See, the month before Kristy and I had attended a conference on a topic in a field almost completely unrelated to Criminology, but still one of my interests (and Kristy's field entirely) - we'd gone to Oxford to listen to academics speak about science and literature (because to literature and linguistics scholars, psychology and psycho-analysis are apparently also sciences, like cognitive science). Being the book-lovers that we are, Kristy and I scoped out Blackwell's almost immediately upon arriving (picking out the nearest bookshop as soon as possible is an activity we inadvertently repeated in Malta, though in no way is that Maltese bookshop allowed to compare itself to Blackwell's), and I chanced upon not one book, but an entire shelf dedicated to books on crime and media alone. I was a happy woman (actually, I experienced a sort of sense of relief not unlike what I felt when I finally saw Tutankhamun's death mask after gazing at pictures for over a decade), especially since I had been searching for a justification to being interested in law, criminology and stylistics simultaneously for over a year, and vowed that if I had enough pounds left by the end of our three-day-stay, I'd buy the book that appealed to me most. I did have just enough pounds left (though I think I would have been capable of purchasing the entire shelf had I not been scared into self-control by RyanAir's carry-on weight restrictions) and bought the book.

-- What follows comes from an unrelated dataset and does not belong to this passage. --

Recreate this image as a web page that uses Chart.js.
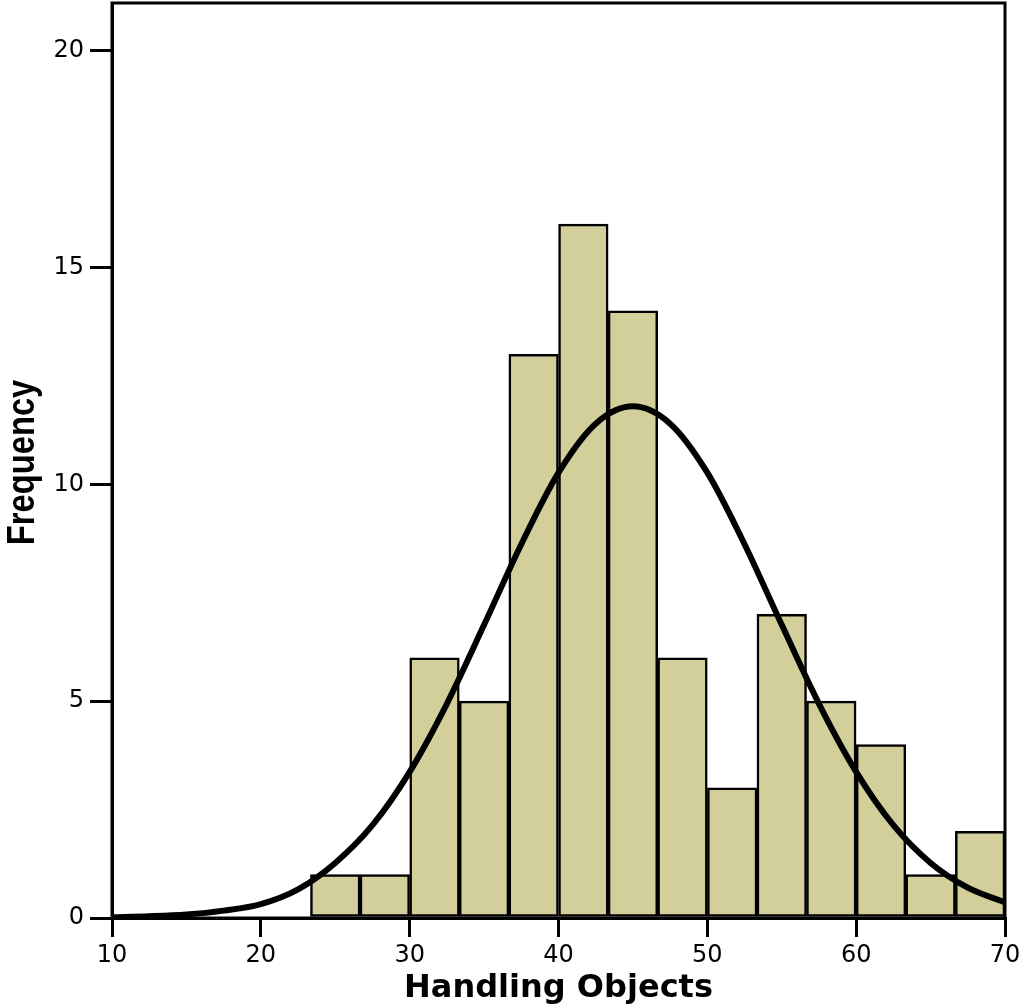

So on that dreadful April morning I picked up this book to see who had written it, for I remembered that it was a professor of Criminology somewhere in the UK. What had devastated me the night before was not just being rejected by the university that I had had a university crush (you know, being infatuated with the university itself) on since I first visited the town on a school trip at 14, but also losing the opportunity of going abroad, and the realization that I really was done with the Netherlands. So I panic-applied to three other UK universities that had Criminology/Criminal Justice programmes, and then finally turned to the author of this book, and saw that she taught at the University of Leicester when that book was published. I went to the website, saw she still taught there, saw that they had one of the few actual Departments of Criminology in all of the UK (and even North-West Europe, for in the Netherlands it's often part of the Department of Law, and it's not much different in Belgium and Germany) and that they offered, hold on, not just an Optional Module in Crime and Media (YES!) but also in Transnational Policing (Organized Crime, my other obsession!), Psychology of Evil (How can I not take anything named like that?) and a number of other things that sounded so... ME. I wrote the best application letter I have ever written and will ever write in my life (because applying because of one specific feature that makes you giddy and enthusiastic like a five-year-old in a field that leaves you obsessed like a sixteen-year-old tends to do that), pestered RA's new dean for a letter of recommendation and told my law professor I needed one, like, now. I got in.

Am I still sad about Cambridge's rejection? No. I am angry, though. But angry is good - I was arrogantly annoyed with Leicester for demanding that I take a TOEFL and then I scored really well despite being hungover, tired and despite being done with the test in what seems to be a record time because I wanted to get back to summer school in Middelburg, just to prove to Leicester that I found this demand ridiculous - so I hope this anger can fuel my motivation to prove to Cambridge that they were gravely off in rejecting me.
Am I at peace with my situation? Yes. I'm not sure if I would have been happy at Cambridge, and for now I don't know yet whether I'll be happy at the University of Leicester, but at least the programme seems more tailored to fit my personal obsessions. Leicester is, in a way, my second first choice, and once the RA alumni survey comes my way, I'll definitely be filling it out to say that I did get into my first choice master's programme.